### SET PROBLEM
Extract each line where the string "with" shows up.

### EXCERPTED RECORDS
- - - -
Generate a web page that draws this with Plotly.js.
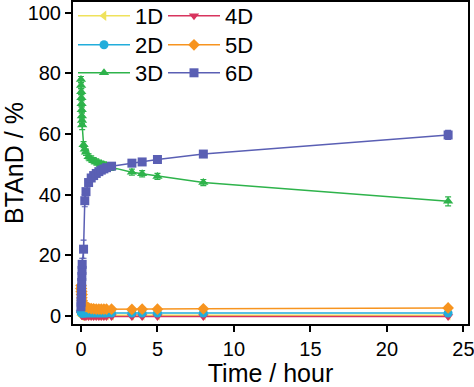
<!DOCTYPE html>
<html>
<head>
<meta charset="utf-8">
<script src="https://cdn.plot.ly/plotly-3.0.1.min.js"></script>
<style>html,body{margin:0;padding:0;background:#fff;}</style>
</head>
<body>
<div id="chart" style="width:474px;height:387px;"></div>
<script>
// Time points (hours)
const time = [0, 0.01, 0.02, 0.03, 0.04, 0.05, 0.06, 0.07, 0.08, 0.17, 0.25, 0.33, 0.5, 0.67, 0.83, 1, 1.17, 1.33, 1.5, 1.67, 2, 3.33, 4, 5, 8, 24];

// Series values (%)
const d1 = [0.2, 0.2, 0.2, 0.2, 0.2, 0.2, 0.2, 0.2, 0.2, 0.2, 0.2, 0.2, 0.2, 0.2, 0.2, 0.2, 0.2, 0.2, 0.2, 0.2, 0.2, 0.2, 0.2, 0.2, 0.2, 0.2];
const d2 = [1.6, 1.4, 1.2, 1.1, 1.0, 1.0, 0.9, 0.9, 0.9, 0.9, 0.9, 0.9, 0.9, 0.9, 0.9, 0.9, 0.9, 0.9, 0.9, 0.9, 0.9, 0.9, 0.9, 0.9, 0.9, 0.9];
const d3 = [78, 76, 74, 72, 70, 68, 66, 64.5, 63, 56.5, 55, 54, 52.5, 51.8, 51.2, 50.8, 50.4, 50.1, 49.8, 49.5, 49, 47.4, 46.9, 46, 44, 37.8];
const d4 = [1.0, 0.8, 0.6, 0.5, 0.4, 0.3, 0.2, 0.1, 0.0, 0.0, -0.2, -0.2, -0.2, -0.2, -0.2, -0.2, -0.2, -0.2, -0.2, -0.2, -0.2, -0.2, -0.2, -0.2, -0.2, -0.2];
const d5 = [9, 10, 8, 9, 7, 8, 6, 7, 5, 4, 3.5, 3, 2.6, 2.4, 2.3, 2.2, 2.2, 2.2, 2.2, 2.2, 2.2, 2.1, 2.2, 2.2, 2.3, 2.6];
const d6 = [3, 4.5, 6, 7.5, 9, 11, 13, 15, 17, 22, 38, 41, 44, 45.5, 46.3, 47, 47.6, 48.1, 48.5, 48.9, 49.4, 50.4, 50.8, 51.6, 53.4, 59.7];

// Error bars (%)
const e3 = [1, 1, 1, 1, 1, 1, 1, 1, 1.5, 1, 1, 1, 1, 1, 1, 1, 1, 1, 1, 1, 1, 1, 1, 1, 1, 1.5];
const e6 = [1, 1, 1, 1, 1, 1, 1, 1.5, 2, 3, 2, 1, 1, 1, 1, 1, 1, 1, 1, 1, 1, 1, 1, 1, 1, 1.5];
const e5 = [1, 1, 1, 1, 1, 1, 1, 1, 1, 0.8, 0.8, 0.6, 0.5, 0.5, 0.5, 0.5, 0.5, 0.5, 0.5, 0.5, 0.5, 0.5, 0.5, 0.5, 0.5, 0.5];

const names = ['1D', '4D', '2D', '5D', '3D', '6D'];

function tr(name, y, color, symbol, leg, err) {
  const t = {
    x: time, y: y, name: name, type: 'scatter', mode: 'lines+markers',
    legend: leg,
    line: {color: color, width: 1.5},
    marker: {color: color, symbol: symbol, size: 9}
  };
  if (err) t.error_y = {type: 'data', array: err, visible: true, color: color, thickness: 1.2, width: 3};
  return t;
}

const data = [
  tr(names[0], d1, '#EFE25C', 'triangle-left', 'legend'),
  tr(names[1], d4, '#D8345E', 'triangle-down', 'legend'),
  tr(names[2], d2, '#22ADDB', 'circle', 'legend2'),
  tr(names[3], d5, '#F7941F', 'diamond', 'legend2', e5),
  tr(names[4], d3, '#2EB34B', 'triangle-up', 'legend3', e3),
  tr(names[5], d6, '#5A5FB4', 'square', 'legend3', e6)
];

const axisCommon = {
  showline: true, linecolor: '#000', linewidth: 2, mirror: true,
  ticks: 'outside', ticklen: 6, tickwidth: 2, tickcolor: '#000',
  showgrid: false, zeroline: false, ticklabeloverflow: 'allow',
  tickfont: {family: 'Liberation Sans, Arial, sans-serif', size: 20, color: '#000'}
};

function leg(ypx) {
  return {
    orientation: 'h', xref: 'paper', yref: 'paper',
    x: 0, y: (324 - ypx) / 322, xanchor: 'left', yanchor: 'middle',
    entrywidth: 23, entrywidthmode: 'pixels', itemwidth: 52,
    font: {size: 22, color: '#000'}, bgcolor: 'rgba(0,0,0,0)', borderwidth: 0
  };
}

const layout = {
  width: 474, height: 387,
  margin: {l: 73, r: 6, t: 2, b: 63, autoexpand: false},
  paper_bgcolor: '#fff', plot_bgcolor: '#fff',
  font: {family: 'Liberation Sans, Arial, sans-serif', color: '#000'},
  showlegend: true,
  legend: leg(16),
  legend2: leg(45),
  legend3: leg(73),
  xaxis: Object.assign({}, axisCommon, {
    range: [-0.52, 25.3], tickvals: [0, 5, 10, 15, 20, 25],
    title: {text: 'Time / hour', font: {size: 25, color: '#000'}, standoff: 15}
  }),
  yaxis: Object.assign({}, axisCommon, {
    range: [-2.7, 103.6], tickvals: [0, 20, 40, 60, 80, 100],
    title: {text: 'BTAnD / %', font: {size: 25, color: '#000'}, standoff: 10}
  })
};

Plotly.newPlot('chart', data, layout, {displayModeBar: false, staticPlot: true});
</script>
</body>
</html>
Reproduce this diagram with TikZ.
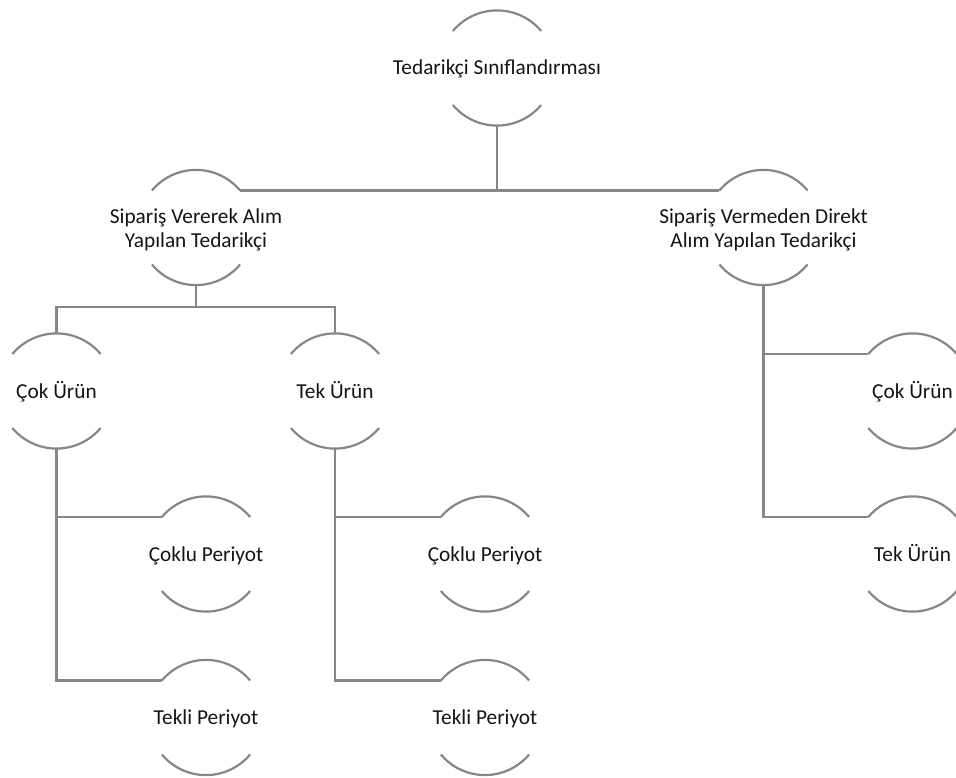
- - - -
### REPLY
Generate a web page that draws this with Plotly.js.
Reproduce this diagram with TikZ.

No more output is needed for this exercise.